Wow, just amazing.

Is this model open? Open weights at least? Can you use it commercially?

SweetSoftPillow 4 days ago | parent | next [-]

This is a Google's Gemini flash 2.5 model with native image output capability. It's fast, relatively cheap and SOTA-quality, and available via API. I think getting this kind of quality in open source models will need some time, probably first from Chinese models and then from BlackForestLabs or Google's open source (Gemma) team.

▲

vunderba 4 days ago | parent | prev | next [-]

Outside of Google Deepmind open sourcing the code and weights of AlphaFold, I don't think they've released any of their GenAI stuff (Imagen, Gemini, Flash 2.5, etc).

The best multimodal models that you can run locally right now are probably Qwen-Edit 20b, and Kontext.Dev.

https://qwenlm.github.io/blog/qwen-image-edit

https://bfl.ai/blog/flux-1-kontext-dev

▲

SweetSoftPillow 4 days ago | parent [-]

Google also open sources Gemma LLMs and embedding models, which are quite good at the time of release (SOTA or near-SOTA in the open source field).

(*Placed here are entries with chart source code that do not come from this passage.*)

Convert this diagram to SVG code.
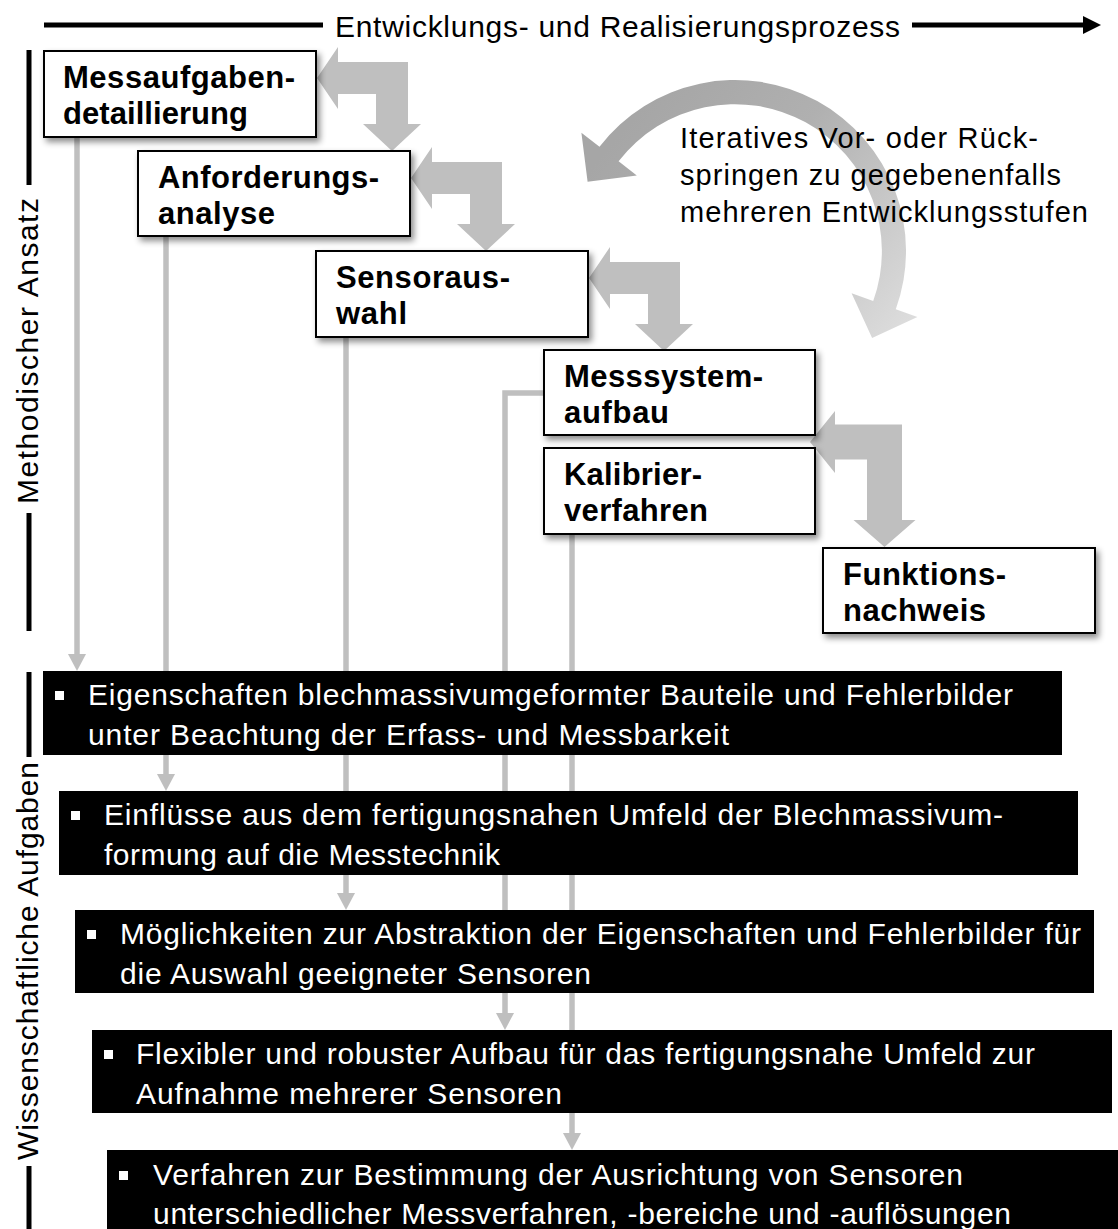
<svg xmlns="http://www.w3.org/2000/svg" width="1118" height="1229" viewBox="0 0 1118 1229">
<defs>
<style>
.wbox{fill:#fff;stroke:#000;stroke-width:2;filter:url(#sh)}
.bt{font-family:"Liberation Sans",Arial,sans-serif;font-weight:bold;font-size:31px;fill:#000}
.bbox{fill:#000}
.wt{font-family:"Liberation Sans",Arial,sans-serif;font-size:30px;fill:#fff}
.bul{fill:#fff}
.conn{stroke:#bfbfbf;stroke-width:5.5;fill:none}
.ah{fill:#bfbfbf}
.step{fill:#bfbfbf}
.lbl{font-family:"Liberation Sans",Arial,sans-serif;font-size:30px;fill:#000}
.note{font-family:"Liberation Sans",Arial,sans-serif;font-size:29px;fill:#000}
.bar{stroke:#000;stroke-width:5;fill:none}
</style>
<filter id="sh" x="-10%" y="-15%" width="130%" height="150%">
<feDropShadow dx="3" dy="4" stdDeviation="3" flood-color="#000" flood-opacity="0.45"/>
</filter>
<linearGradient id="cg" gradientUnits="userSpaceOnUse" x1="640" y1="110" x2="900" y2="330">
<stop offset="0" stop-color="#a6a6a6"/>
<stop offset="0.4" stop-color="#b0b0b0"/>
<stop offset="1" stop-color="#dcdcdc"/>
</linearGradient>
</defs>
<rect width="1118" height="1229" fill="#fff"/>

<g id="header">
<line class="bar" x1="44" y1="25" x2="323" y2="25"/>
<text class="lbl" x="335" y="37" textLength="565" lengthAdjust="spacing">Entwicklungs-  und Realisierungsprozess</text>
<line class="bar" x1="912" y1="25" x2="1086" y2="25"/>
<polygon points="1083,16 1101,25 1083,34" fill="#000"/>
</g>

<g id="label-methodisch">
<line class="bar" x1="29" y1="50" x2="29" y2="185"/>
<text class="lbl" transform="translate(38,351) rotate(-90)" text-anchor="middle" textLength="306" lengthAdjust="spacing">Methodischer Ansatz</text>
<line class="bar" x1="29" y1="513" x2="29" y2="631"/>
</g>

<g id="label-wissenschaftlich">
<line class="bar" x1="29" y1="672" x2="29" y2="757"/>
<text class="lbl" transform="translate(38,961) rotate(-90)" text-anchor="middle" textLength="398" lengthAdjust="spacing">Wissenschaftliche Aufgaben</text>
<line class="bar" x1="29" y1="1166" x2="29" y2="1229"/>
</g>

<g id="connectors">
<line class="conn" x1="77" y1="137" x2="77" y2="656"/>
<polygon class="ah" points="68,654 86,654 77,671"/>
<line class="conn" x1="166" y1="236" x2="166" y2="776"/>
<polygon class="ah" points="157,774 175,774 166,791"/>
<line class="conn" x1="346" y1="337" x2="346" y2="895"/>
<polygon class="ah" points="337,893 355,893 346,910"/>
<polyline class="conn" points="544,393 505,393 505,1015"/>
<polygon class="ah" points="496,1013 514,1013 505,1030"/>
<line class="conn" x1="572" y1="534" x2="572" y2="1135"/>
<polygon class="ah" points="563,1133 581,1133 572,1150"/>
<path class="step" d="M317,78 L338,47 L338,62 L408,62 L408,124 L421,124 L392,151 L363,124 L376,124 L376,94 L338,94 L338,109 Z"/>
<path class="step" d="M411,178 L432,147 L432,162 L502,162 L502,224 L515,224 L486,251 L457,224 L470,224 L470,194 L432,194 L432,209 Z"/>
<path class="step" d="M589,278 L610,247 L610,262 L680,262 L680,324 L693,324 L664,351 L635,324 L648,324 L648,294 L610,294 L610,309 Z"/>
<path class="step" d="M810,442 L835,411 L835,424.5 L902,424.5 L902,520 L915.5,520 L884.5,547 L853.5,520 L867,520 L867,459.5 L835,459.5 L835,473 Z"/>
<path fill="url(#cg)" d="M587.6,181.7 L581.4,132.7 L599.5,146.7 A171,171 0 0 1 895.8,309.2 L917.4,317 L872.1,337.9 L851.6,293.2 L873.2,301 A147,147 0 0 0 618.6,161.3 L636.8,175.4 Z"/>
</g>

<g id="task-1">
<rect class="bbox" x="43" y="671" width="1019" height="84"/>
<rect class="bul" x="55" y="691" width="9" height="9"/>
<text class="wt" x="88" y="705" textLength="925" lengthAdjust="spacing">Eigenschaften blechmassivumgeformter Bauteile und Fehlerbilder</text>
<text class="wt" x="88" y="745" textLength="641" lengthAdjust="spacing">unter Beachtung der Erfass- und Messbarkeit</text>
</g>
<g id="task-2">
<rect class="bbox" x="59" y="791" width="1019" height="84"/>
<rect class="bul" x="71" y="811" width="9" height="9"/>
<text class="wt" x="104" y="825" textLength="899" lengthAdjust="spacing">Einflüsse aus dem fertigungsnahen Umfeld der Blechmassivum-</text>
<text class="wt" x="104" y="865" textLength="396" lengthAdjust="spacing">formung auf die Messtechnik</text>
</g>
<g id="task-3">
<rect class="bbox" x="75" y="910" width="1019" height="83"/>
<rect class="bul" x="87" y="930" width="9" height="9"/>
<text class="wt" x="120" y="944" textLength="961" lengthAdjust="spacing">Möglichkeiten zur Abstraktion der Eigenschaften und Fehlerbilder für</text>
<text class="wt" x="120" y="984" textLength="471" lengthAdjust="spacing">die Auswahl geeigneter Sensoren</text>
</g>
<g id="task-4">
<rect class="bbox" x="92" y="1030" width="1020" height="83"/>
<rect class="bul" x="104" y="1050" width="9" height="9"/>
<text class="wt" x="136" y="1064" textLength="899" lengthAdjust="spacing">Flexibler und robuster Aufbau für das fertigungsnahe Umfeld zur</text>
<text class="wt" x="136" y="1104" textLength="426" lengthAdjust="spacing">Aufnahme mehrerer Sensoren</text>
</g>
<g id="task-5">
<rect class="bbox" x="107" y="1150" width="1030" height="100"/>
<rect class="bul" x="119" y="1171" width="9" height="9"/>
<text class="wt" x="153" y="1185" textLength="810" lengthAdjust="spacing">Verfahren zur Bestimmung der Ausrichtung von Sensoren</text>
<text class="wt" x="153" y="1224" textLength="858" lengthAdjust="spacing">unterschiedlicher Messverfahren, -bereiche und -auflösungen</text>
</g>

<g id="iterative-note">
<text class="note" x="680" y="148" textLength="358" lengthAdjust="spacing">Iteratives Vor- oder Rück-</text>
<text class="note" x="680" y="185" textLength="381" lengthAdjust="spacing">springen zu gegebenenfalls</text>
<text class="note" x="680" y="222" textLength="408" lengthAdjust="spacing">mehreren Entwicklungsstufen</text>
</g>

<g id="step-messaufgaben">
<rect class="wbox" x="44" y="51" width="272" height="86"/>
<text class="bt" x="63" y="88" textLength="232" lengthAdjust="spacing">Messaufgaben-</text>
<text class="bt" x="63" y="124" textLength="185" lengthAdjust="spacing">detaillierung</text>
</g>
<g id="step-anforderung">
<rect class="wbox" x="138" y="151" width="272" height="85"/>
<text class="bt" x="158" y="188" textLength="221" lengthAdjust="spacing">Anforderungs-</text>
<text class="bt" x="158" y="224" textLength="117" lengthAdjust="spacing">analyse</text>
</g>
<g id="step-sensor">
<rect class="wbox" x="316" y="251" width="272" height="86"/>
<text class="bt" x="336" y="288" textLength="174" lengthAdjust="spacing">Sensoraus-</text>
<text class="bt" x="336" y="324" textLength="71" lengthAdjust="spacing">wahl</text>
</g>
<g id="step-messsystem">
<rect class="wbox" x="544" y="350" width="271" height="85"/>
<text class="bt" x="564" y="387" textLength="199" lengthAdjust="spacing">Messsystem-</text>
<text class="bt" x="564" y="423" textLength="105" lengthAdjust="spacing">aufbau</text>
</g>
<g id="step-kalibrier">
<rect class="wbox" x="544" y="448" width="271" height="86"/>
<text class="bt" x="564" y="485" textLength="138" lengthAdjust="spacing">Kalibrier-</text>
<text class="bt" x="564" y="521" textLength="144" lengthAdjust="spacing">verfahren</text>
</g>
<g id="step-funktion">
<rect class="wbox" x="823" y="548" width="272" height="85"/>
<text class="bt" x="843" y="585" textLength="163" lengthAdjust="spacing">Funktions-</text>
<text class="bt" x="843" y="621" textLength="143" lengthAdjust="spacing">nachweis</text>
</g>
</svg>
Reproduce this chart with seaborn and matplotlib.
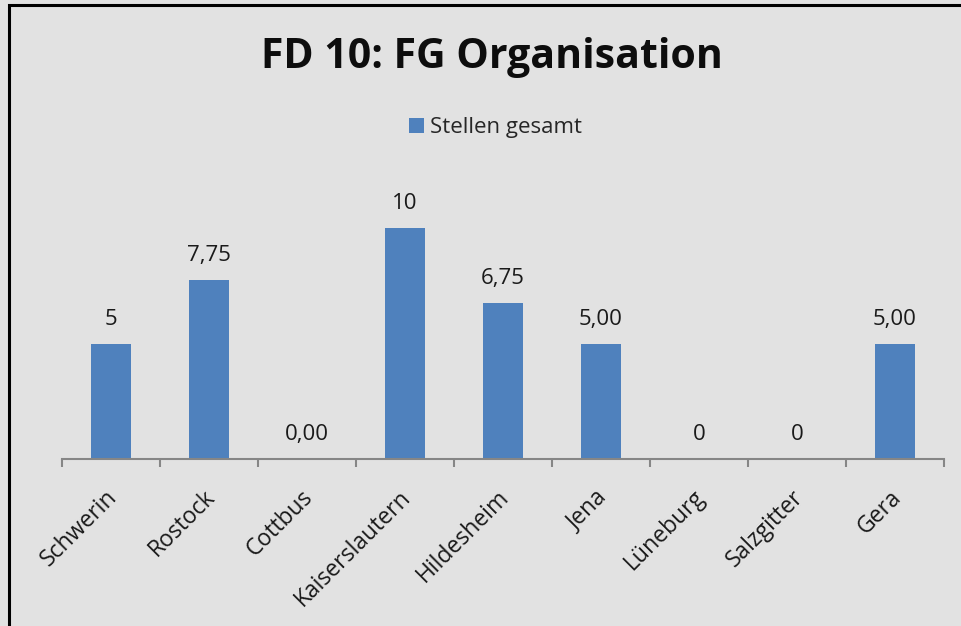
import matplotlib
matplotlib.use("Agg")
import matplotlib.pyplot as plt
import matplotlib.patches as mpatches
import matplotlib.transforms as mtransforms
import seaborn as sns
import numpy as np

categories = ["Schwerin", "Rostock", "Cottbus", "Kaiserslautern", "Hildesheim",
              "Jena", "Lüneburg", "Salzgitter", "Gera"]
values = [5, 7.75, 0, 10, 6.75, 5, 0, 0, 5]
value_labels = ["5", "7,75", "0,00", "10", "6,75", "5,00", "0", "0", "5,00"]
series_name = "Stellen gesamt"
title = "FD 10: FG Organisation"

sns.set_theme(style="white")
plt.rcParams['font.family'] = ['Open Sans', 'DejaVu Sans']

bg = "#e2e2e2"
bar_color = "#4f81bd"
axis_color = "#868686"

fig = plt.figure(figsize=(9.61, 6.26), dpi=100)
fig.patch.set_facecolor(bg)
ax = fig.add_axes([62/961, 1-459/626, (944-62)/961, (459-182)/626])
ax.set_facecolor(bg)

sns.barplot(x=categories, y=values, color=bar_color, width=0.41,
            label=series_name, ax=ax, saturation=1, linewidth=0, legend=False)
if ax.get_legend() is not None:
    ax.get_legend().remove()

ax.set_ylim(0, 12)
ax.set_xlim(-0.5, len(categories) - 0.5)
for s in ["top", "right", "left"]:
    ax.spines[s].set_visible(False)
ax.spines["bottom"].set_color(axis_color)
ax.spines["bottom"].set_linewidth(1.5)
ax.set_yticks([])
ax.set_xticks(range(len(categories)))
ax.set_xticklabels(categories, rotation=45, ha="right", rotation_mode="anchor",
                   fontsize=16.5, color="#1a1a1a")
ax.set_xticks(np.arange(-0.5, len(categories), 1.0), minor=True)
ax.tick_params(axis="x", which="major", length=0, pad=19)
ax.tick_params(axis="x", which="minor", length=6, width=1.5, color=axis_color,
               direction="out", bottom=True)
ax.set_xlabel("")
ax.set_ylabel("")
offset = mtransforms.ScaledTranslation(-6/100, 0, fig.dpi_scale_trans)
for lbl in ax.get_xticklabels():
    lbl.set_transform(lbl.get_transform() + offset)

for i, (v, lab) in enumerate(zip(values, value_labels)):
    ax.annotate(lab, xy=(i, v), xytext=(0, 10), textcoords="offset points",
                ha="center", va="bottom", fontsize=16, color="#1a1a1a")

fig.text(0.512, 1-57/626, title, ha="center", va="center", fontsize=29.5,
         fontweight="bold", color="#0d0d0d")

handles = [mpatches.Patch(facecolor=bar_color, edgecolor="none")]
leg = fig.legend(handles, [series_name], loc="center", bbox_to_anchor=(0.516, 1-128/626),
                 frameon=False, fontsize=16, handlelength=0.65, handleheight=0.65,
                 handletextpad=0.3)

rect = mpatches.Rectangle((8.5/961, -0.1), 1.2, 1.1 - 5.5/626, transform=fig.transFigure,
                          fill=False, edgecolor="black", linewidth=2.2, clip_on=False)
fig.patches.append(rect)

fig.savefig("out.png", dpi=100, facecolor=bg)
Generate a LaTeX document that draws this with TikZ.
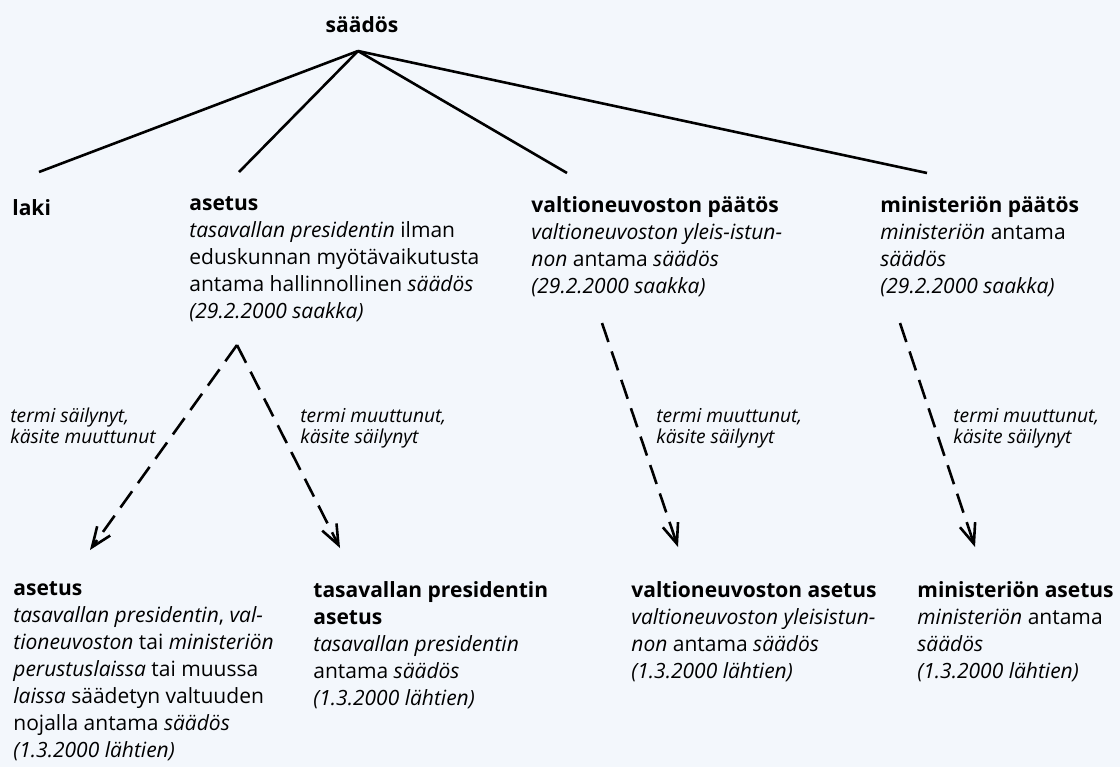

	▲	vunderba 4 days ago \| parent [-]
		Oh very nice I wasn't aware of that [1] [2]. Adding the links as well. [1] https://deepmind.google/models/gemma [2] https://huggingface.co/google/gemma-7b [2]

▲

minimaxir 4 days ago | parent | prev [-]

Flux Kontext has similar quality, is open weight, and the outputs can be used commercially, however prompt adherence is good-but-not-as-good.